Rows from a dataset of charts and code:
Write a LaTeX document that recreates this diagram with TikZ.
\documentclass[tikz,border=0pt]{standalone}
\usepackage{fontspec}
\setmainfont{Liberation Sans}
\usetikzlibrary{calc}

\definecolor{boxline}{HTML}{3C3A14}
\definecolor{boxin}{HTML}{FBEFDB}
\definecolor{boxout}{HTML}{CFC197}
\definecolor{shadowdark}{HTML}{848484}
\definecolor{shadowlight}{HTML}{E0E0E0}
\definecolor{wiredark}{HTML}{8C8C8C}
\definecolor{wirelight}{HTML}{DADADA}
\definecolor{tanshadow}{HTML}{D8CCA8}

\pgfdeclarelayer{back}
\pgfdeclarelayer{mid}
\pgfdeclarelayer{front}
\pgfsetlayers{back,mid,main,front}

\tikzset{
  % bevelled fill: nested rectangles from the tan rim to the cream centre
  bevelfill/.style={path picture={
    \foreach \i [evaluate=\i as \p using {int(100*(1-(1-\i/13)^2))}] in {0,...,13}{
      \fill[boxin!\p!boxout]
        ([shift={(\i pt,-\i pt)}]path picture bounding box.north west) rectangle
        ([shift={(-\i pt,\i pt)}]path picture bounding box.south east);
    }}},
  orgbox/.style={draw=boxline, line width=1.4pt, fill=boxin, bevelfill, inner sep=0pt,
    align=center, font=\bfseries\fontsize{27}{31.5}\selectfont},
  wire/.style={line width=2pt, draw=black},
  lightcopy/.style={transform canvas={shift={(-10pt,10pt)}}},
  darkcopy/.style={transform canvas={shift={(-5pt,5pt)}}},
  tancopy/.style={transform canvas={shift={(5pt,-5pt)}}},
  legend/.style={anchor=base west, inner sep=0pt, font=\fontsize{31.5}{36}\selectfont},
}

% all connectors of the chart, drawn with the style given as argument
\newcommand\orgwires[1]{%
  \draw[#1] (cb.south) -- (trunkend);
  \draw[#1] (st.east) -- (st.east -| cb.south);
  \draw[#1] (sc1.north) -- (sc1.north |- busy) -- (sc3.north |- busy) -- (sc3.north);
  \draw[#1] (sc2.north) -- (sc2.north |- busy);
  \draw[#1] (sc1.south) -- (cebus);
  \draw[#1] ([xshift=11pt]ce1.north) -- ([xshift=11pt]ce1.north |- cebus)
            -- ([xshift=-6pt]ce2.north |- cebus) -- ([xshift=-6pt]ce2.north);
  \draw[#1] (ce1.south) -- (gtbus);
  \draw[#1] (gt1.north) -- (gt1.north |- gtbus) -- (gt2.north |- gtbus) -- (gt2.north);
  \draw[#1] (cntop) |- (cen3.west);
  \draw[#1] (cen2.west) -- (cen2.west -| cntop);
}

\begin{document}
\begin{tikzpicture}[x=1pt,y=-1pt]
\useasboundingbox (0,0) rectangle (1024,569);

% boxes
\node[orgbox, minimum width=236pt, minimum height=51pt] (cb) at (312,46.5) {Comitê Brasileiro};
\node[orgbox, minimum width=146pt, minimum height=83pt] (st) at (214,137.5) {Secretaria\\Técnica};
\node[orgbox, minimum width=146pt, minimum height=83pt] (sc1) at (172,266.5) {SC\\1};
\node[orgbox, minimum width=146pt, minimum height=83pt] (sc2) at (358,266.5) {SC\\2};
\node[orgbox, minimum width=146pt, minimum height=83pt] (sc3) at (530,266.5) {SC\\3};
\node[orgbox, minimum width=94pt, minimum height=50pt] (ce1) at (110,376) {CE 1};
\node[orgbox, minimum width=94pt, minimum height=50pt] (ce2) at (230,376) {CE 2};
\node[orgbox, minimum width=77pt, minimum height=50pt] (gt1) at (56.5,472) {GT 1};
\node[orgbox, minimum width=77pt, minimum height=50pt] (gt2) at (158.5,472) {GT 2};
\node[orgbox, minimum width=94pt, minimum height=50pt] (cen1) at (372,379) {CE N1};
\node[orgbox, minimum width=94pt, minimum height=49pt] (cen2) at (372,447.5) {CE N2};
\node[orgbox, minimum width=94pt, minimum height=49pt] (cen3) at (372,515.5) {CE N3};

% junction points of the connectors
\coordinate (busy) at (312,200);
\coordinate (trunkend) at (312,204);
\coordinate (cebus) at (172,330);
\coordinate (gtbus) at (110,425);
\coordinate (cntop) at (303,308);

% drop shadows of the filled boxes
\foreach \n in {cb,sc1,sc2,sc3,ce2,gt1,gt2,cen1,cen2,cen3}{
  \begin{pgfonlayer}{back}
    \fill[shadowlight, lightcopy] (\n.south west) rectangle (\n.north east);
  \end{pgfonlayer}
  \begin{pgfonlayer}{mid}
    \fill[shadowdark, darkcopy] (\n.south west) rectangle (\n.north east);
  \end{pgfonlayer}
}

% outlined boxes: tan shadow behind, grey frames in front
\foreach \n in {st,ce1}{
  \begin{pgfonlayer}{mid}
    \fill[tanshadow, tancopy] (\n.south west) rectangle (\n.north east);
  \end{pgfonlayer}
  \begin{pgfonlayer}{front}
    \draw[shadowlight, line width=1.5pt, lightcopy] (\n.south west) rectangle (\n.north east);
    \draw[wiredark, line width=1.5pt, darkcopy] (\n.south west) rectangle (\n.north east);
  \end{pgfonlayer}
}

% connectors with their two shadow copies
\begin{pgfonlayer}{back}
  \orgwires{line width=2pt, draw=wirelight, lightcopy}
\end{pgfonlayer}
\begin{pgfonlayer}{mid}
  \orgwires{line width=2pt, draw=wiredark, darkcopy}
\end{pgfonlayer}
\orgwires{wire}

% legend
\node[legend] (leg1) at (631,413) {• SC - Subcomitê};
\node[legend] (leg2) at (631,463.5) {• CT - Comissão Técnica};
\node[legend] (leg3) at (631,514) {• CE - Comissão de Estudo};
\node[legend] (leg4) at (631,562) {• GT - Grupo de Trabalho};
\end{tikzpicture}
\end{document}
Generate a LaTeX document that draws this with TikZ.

## [What is needed]
Nothing should be left out: return all of the records exactly.

## [Written answer]
Write a LaTeX document that recreates this diagram with TikZ.
\documentclass[tikz,border=0pt]{standalone}
\usepackage{fontspec}
\setmainfont{Liberation Sans}
\usetikzlibrary{calc}

\definecolor{boxline}{HTML}{3C3A14}
\definecolor{boxin}{HTML}{FBEFDB}
\definecolor{boxout}{HTML}{CFC197}
\definecolor{shadowdark}{HTML}{848484}
\definecolor{shadowlight}{HTML}{E0E0E0}
\definecolor{wiredark}{HTML}{8C8C8C}
\definecolor{wirelight}{HTML}{DADADA}
\definecolor{tanshadow}{HTML}{D8CCA8}

\pgfdeclarelayer{back}
\pgfdeclarelayer{mid}
\pgfdeclarelayer{front}
\pgfsetlayers{back,mid,main,front}

\tikzset{
  % bevelled fill: nested rectangles from the tan rim to the cream centre
  bevelfill/.style={path picture={
    \foreach \i [evaluate=\i as \p using {int(100*(1-(1-\i/13)^2))}] in {0,...,13}{
      \fill[boxin!\p!boxout]
        ([shift={(\i pt,-\i pt)}]path picture bounding box.north west) rectangle
        ([shift={(-\i pt,\i pt)}]path picture bounding box.south east);
    }}},
  orgbox/.style={draw=boxline, line width=1.4pt, fill=boxin, bevelfill, inner sep=0pt,
    align=center, font=\bfseries\fontsize{27}{31.5}\selectfont},
  wire/.style={line width=2pt, draw=black},
  lightcopy/.style={transform canvas={shift={(-10pt,10pt)}}},
  darkcopy/.style={transform canvas={shift={(-5pt,5pt)}}},
  tancopy/.style={transform canvas={shift={(5pt,-5pt)}}},
  legend/.style={anchor=base west, inner sep=0pt, font=\fontsize{31.5}{36}\selectfont},
}

% all connectors of the chart, drawn with the style given as argument
\newcommand\orgwires[1]{%
  \draw[#1] (cb.south) -- (trunkend);
  \draw[#1] (st.east) -- (st.east -| cb.south);
  \draw[#1] (sc1.north) -- (sc1.north |- busy) -- (sc3.north |- busy) -- (sc3.north);
  \draw[#1] (sc2.north) -- (sc2.north |- busy);
  \draw[#1] (sc1.south) -- (cebus);
  \draw[#1] ([xshift=11pt]ce1.north) -- ([xshift=11pt]ce1.north |- cebus)
            -- ([xshift=-6pt]ce2.north |- cebus) -- ([xshift=-6pt]ce2.north);
  \draw[#1] (ce1.south) -- (gtbus);
  \draw[#1] (gt1.north) -- (gt1.north |- gtbus) -- (gt2.north |- gtbus) -- (gt2.north);
  \draw[#1] (cntop) |- (cen3.west);
  \draw[#1] (cen2.west) -- (cen2.west -| cntop);
}

\begin{document}
\begin{tikzpicture}[x=1pt,y=-1pt]
\useasboundingbox (0,0) rectangle (1024,569);

% boxes
\node[orgbox, minimum width=236pt, minimum height=51pt] (cb) at (312,46.5) {Comitê Brasileiro};
\node[orgbox, minimum width=146pt, minimum height=83pt] (st) at (214,137.5) {Secretaria\\Técnica};
\node[orgbox, minimum width=146pt, minimum height=83pt] (sc1) at (172,266.5) {SC\\1};
\node[orgbox, minimum width=146pt, minimum height=83pt] (sc2) at (358,266.5) {SC\\2};
\node[orgbox, minimum width=146pt, minimum height=83pt] (sc3) at (530,266.5) {SC\\3};
\node[orgbox, minimum width=94pt, minimum height=50pt] (ce1) at (110,376) {CE 1};
\node[orgbox, minimum width=94pt, minimum height=50pt] (ce2) at (230,376) {CE 2};
\node[orgbox, minimum width=77pt, minimum height=50pt] (gt1) at (56.5,472) {GT 1};
\node[orgbox, minimum width=77pt, minimum height=50pt] (gt2) at (158.5,472) {GT 2};
\node[orgbox, minimum width=94pt, minimum height=50pt] (cen1) at (372,379) {CE N1};
\node[orgbox, minimum width=94pt, minimum height=49pt] (cen2) at (372,447.5) {CE N2};
\node[orgbox, minimum width=94pt, minimum height=49pt] (cen3) at (372,515.5) {CE N3};

% junction points of the connectors
\coordinate (busy) at (312,200);
\coordinate (trunkend) at (312,204);
\coordinate (cebus) at (172,330);
\coordinate (gtbus) at (110,425);
\coordinate (cntop) at (303,308);

% drop shadows of the filled boxes
\foreach \n in {cb,sc1,sc2,sc3,ce2,gt1,gt2,cen1,cen2,cen3}{
  \begin{pgfonlayer}{back}
    \fill[shadowlight, lightcopy] (\n.south west) rectangle (\n.north east);
  \end{pgfonlayer}
  \begin{pgfonlayer}{mid}
    \fill[shadowdark, darkcopy] (\n.south west) rectangle (\n.north east);
  \end{pgfonlayer}
}

% outlined boxes: tan shadow behind, grey frames in front
\foreach \n in {st,ce1}{
  \begin{pgfonlayer}{mid}
    \fill[tanshadow, tancopy] (\n.south west) rectangle (\n.north east);
  \end{pgfonlayer}
  \begin{pgfonlayer}{front}
    \draw[shadowlight, line width=1.5pt, lightcopy] (\n.south west) rectangle (\n.north east);
    \draw[wiredark, line width=1.5pt, darkcopy] (\n.south west) rectangle (\n.north east);
  \end{pgfonlayer}
}

% connectors with their two shadow copies
\begin{pgfonlayer}{back}
  \orgwires{line width=2pt, draw=wirelight, lightcopy}
\end{pgfonlayer}
\begin{pgfonlayer}{mid}
  \orgwires{line width=2pt, draw=wiredark, darkcopy}
\end{pgfonlayer}
\orgwires{wire}

% legend
\node[legend] (leg1) at (631,413) {• SC - Subcomitê};
\node[legend] (leg2) at (631,463.5) {• CT - Comissão Técnica};
\node[legend] (leg3) at (631,514) {• CE - Comissão de Estudo};
\node[legend] (leg4) at (631,562) {• GT - Grupo de Trabalho};
\end{tikzpicture}
\end{document}
Generate a LaTeX document that draws this with TikZ.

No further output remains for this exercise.